Al Gross, who said he would caucus with Democrats and is outraising Republican incumbent rival, portrays himself as someone who knows the state
JUNEAU, Alaska (AP) — Al Gross commands a fishing boat as a narrator describes him prospecting for gold and killing a grizzly bear in self-defense in an ad meant to underscore a central theme of Gross’s US Senate campaign as an independent: that he knows Alaska.
“Out here,” he says as the boat rocks on the water, “if you can’t think for yourself, you won’t survive.”
Gross, a doctor running with Democratic support, is challenging Republican US Sen. Dan Sullivan in a state that has long been a GOP stronghold, outraising Sullivan and putting Republicans on the defensive. Across the country, Republicans are nervous about Senate seats like Sullivan’s they once thought safe as Democrats hoping to retake the chamber try to tap into the party’s enthusiasm for ousting US President Donald Trump.
Sullivan has sought to paint Gross, who said he would caucus with Democrats, as a liberal and someone who would empower an “anti-Alaska agenda.” Sullivan said that includes limiting access to federal lands for development, cutting military spending and eliminating the potential for oil and gas drilling in the Arctic National Wildlife Refuge — an issue state political leaders have long supported but one that has become a flashpoint in the national climate change debate between Republicans and Democrats.
I know these senators,” Sullivan said.
Oil has been Alaska’s economic lifeblood for decades. Production today is a fraction of what it once was. Gross, like Sullivan, supports drilling in the refuge. Gross said he supports renewable energy as a way to diversify Alaska’s economy but not the so-called Green New Deal.
“If you think I have any intention of turning Alaska into a park, you’re wrong,” Gross said while wearing a camouflage jacket during a debate held via videoconference.
The largest bloc of Alaska registered voters identify as independents; among the parties, Republicans far outnumber Democrats.
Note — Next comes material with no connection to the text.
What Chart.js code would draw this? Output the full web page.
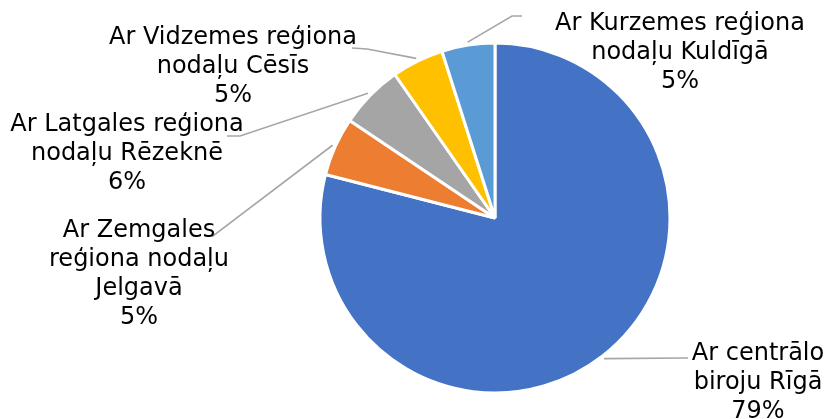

Recent polling suggests Sullivan with a slight lead.
In the last 40 years, Alaska has elected one Democrat to the Senate, Mark Begich, who served a term before narrowly losing to Sullivan in 2014, a battleground year in which Republicans regained the Senate. That year, Alaskans also elected an independent governor, who changed his party affiliation from Republican in joining forces with Democrats.
A Democratic presidential candidate last won the state in 1964. Trump won Alaska in 2016 with 51% of the vote; Democrat Hillary Clinton won 36%.
Sullivan, who withdrew his support of Trump in 2016 after a 2005 video of Trump making lewd comments emerged, said Trump is his choice this go-round, and Trump has endorsed him. Gross has called Sullivan a Trump “yes man.”
Through September, Gross had raised $13.9 million, compared to $9.4 million for Sullivan this cycle.